■ PROBLEM STATEMENT: Transcribe, exactly as they appear, the line that contains "Output the Python", the line that contains "2001-2009 MetaQuotes Software", and every line in between, and nothing else.

(Collection entries)

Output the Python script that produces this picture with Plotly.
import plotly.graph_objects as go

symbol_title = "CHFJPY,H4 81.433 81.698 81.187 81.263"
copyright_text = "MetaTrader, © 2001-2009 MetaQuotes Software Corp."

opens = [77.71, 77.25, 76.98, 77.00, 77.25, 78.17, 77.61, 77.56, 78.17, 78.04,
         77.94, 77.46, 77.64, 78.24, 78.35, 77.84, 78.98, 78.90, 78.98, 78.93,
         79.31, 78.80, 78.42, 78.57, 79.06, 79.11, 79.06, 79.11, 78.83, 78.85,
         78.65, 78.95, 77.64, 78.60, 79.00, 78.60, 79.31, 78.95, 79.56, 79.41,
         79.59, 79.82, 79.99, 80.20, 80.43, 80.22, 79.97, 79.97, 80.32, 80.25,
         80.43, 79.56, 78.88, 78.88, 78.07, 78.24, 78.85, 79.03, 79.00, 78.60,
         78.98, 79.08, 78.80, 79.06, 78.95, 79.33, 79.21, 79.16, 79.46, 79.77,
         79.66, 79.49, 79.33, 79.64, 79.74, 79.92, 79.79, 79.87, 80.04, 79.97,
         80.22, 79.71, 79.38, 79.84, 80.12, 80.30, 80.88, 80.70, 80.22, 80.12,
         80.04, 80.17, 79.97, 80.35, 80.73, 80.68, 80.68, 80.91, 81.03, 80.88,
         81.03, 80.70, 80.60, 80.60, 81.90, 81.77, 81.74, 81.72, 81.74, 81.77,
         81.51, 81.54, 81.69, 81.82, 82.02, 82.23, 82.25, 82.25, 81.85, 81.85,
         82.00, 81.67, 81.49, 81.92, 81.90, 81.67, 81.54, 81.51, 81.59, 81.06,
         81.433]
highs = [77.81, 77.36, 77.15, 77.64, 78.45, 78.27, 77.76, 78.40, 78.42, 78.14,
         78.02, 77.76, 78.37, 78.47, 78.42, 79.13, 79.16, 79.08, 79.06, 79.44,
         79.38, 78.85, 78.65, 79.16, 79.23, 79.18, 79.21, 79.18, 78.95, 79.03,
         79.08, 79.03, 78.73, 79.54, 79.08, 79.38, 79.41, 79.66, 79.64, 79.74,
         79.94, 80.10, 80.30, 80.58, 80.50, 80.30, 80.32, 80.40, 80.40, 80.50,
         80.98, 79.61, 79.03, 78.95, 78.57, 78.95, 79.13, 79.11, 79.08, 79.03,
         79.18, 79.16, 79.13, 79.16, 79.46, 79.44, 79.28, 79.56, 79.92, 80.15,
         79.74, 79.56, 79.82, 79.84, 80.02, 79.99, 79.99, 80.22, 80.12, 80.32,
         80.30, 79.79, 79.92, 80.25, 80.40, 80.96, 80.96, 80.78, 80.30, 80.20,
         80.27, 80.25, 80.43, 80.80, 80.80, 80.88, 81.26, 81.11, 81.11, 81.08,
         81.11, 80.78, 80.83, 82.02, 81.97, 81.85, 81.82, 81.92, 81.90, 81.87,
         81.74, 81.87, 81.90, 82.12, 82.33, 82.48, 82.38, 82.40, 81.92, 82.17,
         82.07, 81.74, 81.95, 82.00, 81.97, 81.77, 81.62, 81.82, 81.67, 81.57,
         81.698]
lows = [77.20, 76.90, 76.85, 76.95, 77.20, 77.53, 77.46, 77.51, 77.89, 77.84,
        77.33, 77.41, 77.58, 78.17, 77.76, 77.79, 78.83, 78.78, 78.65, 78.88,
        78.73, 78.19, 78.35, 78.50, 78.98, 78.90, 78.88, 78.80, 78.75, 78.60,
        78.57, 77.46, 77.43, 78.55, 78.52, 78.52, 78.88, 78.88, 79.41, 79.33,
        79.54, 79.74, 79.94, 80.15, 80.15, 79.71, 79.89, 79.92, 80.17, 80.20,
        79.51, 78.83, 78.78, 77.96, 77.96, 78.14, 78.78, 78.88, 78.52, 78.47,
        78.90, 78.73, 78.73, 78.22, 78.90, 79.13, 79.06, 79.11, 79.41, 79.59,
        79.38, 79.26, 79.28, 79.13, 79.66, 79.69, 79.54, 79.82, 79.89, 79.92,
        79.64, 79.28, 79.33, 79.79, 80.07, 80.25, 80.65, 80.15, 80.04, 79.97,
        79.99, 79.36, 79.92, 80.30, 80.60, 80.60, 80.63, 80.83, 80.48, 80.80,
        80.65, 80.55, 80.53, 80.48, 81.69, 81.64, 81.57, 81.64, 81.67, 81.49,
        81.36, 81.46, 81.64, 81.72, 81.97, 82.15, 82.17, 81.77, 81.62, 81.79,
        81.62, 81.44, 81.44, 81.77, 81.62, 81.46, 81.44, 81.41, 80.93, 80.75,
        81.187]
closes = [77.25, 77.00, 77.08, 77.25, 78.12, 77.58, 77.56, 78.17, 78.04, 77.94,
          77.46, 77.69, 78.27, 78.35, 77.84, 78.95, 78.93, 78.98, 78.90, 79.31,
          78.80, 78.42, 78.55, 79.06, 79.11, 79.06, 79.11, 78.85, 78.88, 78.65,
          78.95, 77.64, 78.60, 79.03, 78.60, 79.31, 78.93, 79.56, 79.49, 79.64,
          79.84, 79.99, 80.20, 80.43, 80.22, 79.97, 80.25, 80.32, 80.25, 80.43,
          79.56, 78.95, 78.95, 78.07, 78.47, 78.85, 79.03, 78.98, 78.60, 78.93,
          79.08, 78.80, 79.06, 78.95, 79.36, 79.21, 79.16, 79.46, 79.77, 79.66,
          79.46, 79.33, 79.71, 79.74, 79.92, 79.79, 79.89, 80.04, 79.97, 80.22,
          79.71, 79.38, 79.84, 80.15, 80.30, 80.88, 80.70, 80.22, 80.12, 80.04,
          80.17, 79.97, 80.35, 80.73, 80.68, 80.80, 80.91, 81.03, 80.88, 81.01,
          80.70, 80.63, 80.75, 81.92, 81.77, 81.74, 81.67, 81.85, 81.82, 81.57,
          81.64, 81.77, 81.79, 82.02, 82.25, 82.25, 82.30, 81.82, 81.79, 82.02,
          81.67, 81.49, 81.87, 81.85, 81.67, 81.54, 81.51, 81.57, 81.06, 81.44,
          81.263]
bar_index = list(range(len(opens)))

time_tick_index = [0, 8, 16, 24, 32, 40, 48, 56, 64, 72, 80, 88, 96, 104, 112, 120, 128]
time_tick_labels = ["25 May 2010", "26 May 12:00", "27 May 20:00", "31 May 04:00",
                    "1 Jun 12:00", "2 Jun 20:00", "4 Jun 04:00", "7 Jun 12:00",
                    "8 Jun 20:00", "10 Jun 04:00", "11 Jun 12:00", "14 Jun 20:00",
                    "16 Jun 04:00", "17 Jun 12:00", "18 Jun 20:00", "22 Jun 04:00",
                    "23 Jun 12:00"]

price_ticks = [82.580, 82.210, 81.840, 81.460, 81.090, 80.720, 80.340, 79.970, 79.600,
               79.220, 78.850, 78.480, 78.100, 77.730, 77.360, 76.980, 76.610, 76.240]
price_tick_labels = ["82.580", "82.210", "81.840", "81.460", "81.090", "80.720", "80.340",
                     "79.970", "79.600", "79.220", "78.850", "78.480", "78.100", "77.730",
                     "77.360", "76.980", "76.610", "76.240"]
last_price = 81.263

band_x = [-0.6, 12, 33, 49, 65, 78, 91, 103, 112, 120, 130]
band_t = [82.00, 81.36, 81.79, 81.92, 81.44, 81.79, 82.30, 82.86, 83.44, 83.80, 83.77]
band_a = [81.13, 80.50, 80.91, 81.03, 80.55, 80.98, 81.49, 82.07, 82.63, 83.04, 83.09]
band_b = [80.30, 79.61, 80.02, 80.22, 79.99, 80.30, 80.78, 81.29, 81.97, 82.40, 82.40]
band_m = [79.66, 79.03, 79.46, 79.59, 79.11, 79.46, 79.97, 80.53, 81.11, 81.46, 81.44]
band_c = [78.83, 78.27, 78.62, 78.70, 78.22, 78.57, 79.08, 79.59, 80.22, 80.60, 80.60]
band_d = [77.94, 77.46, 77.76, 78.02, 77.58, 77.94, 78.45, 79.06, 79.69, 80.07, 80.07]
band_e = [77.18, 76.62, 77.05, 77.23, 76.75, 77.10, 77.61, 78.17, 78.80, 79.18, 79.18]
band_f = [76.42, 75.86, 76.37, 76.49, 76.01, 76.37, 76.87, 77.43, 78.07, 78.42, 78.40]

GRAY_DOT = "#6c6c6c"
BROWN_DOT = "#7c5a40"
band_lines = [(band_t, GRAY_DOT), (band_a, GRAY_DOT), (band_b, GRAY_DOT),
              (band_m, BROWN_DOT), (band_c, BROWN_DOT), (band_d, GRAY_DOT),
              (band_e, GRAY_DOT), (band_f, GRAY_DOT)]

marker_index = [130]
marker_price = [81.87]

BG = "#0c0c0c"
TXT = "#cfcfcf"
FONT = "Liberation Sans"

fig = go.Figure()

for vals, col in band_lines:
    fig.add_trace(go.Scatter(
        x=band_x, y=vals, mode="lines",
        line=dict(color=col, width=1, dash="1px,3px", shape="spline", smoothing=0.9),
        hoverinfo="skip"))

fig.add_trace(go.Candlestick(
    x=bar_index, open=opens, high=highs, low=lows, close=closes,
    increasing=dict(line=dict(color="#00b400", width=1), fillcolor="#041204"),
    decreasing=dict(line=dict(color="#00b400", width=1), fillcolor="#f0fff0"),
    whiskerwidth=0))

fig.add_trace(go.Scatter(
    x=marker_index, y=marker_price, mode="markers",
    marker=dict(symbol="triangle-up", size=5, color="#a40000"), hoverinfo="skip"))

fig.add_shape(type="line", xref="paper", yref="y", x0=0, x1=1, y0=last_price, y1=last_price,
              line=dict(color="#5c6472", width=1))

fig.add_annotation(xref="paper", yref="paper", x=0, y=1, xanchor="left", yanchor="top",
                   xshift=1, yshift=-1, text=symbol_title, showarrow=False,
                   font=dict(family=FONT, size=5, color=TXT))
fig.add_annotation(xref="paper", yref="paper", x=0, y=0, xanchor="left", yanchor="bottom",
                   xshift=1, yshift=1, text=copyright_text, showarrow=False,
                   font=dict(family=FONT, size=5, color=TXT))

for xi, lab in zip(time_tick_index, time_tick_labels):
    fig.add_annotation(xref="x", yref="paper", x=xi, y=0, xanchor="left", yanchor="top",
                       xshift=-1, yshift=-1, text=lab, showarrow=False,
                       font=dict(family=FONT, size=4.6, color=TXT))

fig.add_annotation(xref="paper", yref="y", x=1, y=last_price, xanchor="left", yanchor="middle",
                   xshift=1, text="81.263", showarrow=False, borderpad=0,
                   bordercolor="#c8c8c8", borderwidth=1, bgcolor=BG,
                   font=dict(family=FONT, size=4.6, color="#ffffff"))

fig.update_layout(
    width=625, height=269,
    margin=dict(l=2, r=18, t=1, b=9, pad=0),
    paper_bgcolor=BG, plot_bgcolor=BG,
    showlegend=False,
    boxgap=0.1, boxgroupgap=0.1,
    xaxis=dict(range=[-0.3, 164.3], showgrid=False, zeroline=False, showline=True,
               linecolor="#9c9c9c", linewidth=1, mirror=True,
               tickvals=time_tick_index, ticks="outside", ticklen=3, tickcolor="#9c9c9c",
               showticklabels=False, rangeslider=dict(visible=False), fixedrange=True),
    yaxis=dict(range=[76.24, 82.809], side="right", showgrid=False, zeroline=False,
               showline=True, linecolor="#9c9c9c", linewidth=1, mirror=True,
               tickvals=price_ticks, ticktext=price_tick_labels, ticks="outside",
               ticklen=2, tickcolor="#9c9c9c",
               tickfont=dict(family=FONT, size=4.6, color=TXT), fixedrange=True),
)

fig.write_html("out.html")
==
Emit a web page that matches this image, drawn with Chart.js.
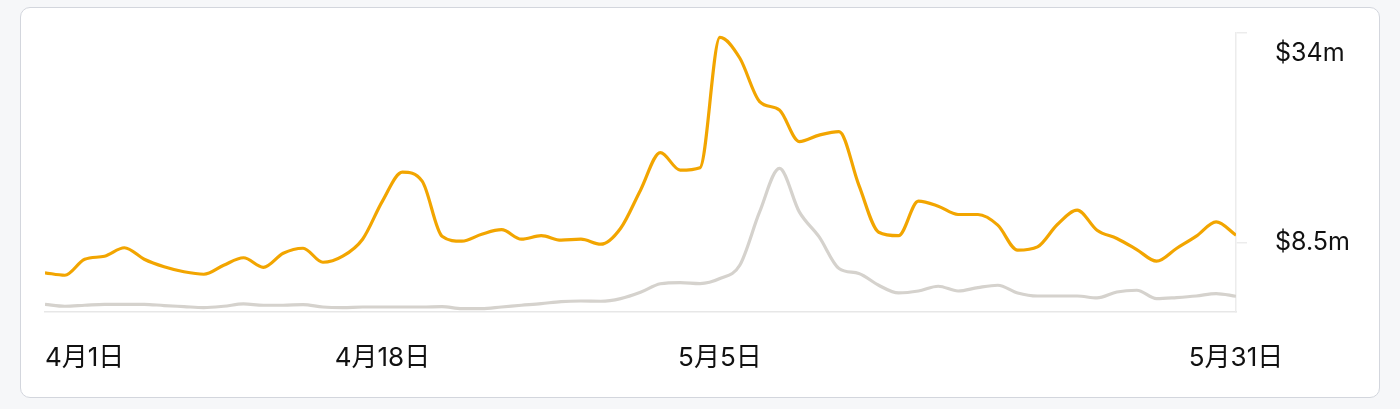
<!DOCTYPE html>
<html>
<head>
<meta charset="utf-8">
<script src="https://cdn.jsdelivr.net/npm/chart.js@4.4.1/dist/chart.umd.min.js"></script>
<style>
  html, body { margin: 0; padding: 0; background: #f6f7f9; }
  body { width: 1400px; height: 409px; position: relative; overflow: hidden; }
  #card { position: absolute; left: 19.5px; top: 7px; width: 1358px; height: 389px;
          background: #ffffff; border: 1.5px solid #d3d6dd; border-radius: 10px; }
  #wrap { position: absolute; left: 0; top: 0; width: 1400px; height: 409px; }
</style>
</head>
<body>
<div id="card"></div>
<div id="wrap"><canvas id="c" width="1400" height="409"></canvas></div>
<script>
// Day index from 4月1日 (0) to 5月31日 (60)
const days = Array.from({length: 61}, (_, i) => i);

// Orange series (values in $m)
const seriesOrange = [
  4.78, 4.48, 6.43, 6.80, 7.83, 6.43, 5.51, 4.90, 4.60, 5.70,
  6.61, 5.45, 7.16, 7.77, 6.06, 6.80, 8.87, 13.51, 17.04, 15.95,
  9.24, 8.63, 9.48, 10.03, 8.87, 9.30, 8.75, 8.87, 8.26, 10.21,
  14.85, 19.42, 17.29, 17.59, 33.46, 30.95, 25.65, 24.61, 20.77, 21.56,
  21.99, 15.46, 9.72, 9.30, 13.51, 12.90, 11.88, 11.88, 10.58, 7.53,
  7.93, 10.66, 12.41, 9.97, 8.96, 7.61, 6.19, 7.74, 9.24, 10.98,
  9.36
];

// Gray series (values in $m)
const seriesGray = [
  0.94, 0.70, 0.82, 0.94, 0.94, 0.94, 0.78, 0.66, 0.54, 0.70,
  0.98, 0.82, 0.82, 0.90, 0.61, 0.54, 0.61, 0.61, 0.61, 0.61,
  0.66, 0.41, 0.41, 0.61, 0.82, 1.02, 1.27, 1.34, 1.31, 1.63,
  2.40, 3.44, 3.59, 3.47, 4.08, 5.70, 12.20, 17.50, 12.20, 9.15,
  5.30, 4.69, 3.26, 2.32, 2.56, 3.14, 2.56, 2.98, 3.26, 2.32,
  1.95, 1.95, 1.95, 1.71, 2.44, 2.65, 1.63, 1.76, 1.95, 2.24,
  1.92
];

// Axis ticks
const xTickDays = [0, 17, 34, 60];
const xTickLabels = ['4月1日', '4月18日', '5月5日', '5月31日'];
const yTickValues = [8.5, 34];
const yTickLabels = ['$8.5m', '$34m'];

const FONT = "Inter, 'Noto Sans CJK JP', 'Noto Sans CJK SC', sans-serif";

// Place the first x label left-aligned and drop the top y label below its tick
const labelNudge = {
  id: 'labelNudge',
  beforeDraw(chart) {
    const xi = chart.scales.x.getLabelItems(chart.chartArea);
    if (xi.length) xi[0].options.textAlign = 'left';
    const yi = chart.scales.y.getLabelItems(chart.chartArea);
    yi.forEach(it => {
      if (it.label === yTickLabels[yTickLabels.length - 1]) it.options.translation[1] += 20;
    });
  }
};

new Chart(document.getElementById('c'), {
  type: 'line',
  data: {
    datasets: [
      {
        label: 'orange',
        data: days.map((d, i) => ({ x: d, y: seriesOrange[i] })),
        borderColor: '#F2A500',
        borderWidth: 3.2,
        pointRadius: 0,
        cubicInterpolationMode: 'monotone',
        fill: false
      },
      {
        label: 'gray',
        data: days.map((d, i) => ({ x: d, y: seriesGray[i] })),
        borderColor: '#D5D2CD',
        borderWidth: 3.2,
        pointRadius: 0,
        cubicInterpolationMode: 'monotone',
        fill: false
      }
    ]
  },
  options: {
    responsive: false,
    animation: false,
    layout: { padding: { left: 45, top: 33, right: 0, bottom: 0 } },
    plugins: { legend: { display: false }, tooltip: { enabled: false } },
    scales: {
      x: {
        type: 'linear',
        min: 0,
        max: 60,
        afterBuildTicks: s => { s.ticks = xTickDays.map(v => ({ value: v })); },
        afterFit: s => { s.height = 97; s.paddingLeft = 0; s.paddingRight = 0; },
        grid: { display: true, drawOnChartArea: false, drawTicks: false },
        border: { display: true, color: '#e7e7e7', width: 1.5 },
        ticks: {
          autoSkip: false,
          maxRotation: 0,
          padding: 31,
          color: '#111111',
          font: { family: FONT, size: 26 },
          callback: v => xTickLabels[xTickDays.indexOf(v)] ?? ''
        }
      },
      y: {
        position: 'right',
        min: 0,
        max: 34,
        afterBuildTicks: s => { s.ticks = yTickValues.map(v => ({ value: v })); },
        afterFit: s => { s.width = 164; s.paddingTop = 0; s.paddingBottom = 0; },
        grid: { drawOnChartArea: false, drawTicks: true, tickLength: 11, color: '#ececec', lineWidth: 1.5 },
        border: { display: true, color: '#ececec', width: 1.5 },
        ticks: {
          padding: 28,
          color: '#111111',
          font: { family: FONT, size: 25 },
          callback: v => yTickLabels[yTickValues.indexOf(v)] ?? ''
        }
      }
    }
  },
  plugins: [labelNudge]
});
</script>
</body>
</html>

■ RESPONSE:
Output the Python script that produces this picture with Plotly.
import plotly.graph_objects as go

symbol_title = "CHFJPY,H4 81.433 81.698 81.187 81.263"
copyright_text = "MetaTrader, © 2001-2009 MetaQuotes Software Corp."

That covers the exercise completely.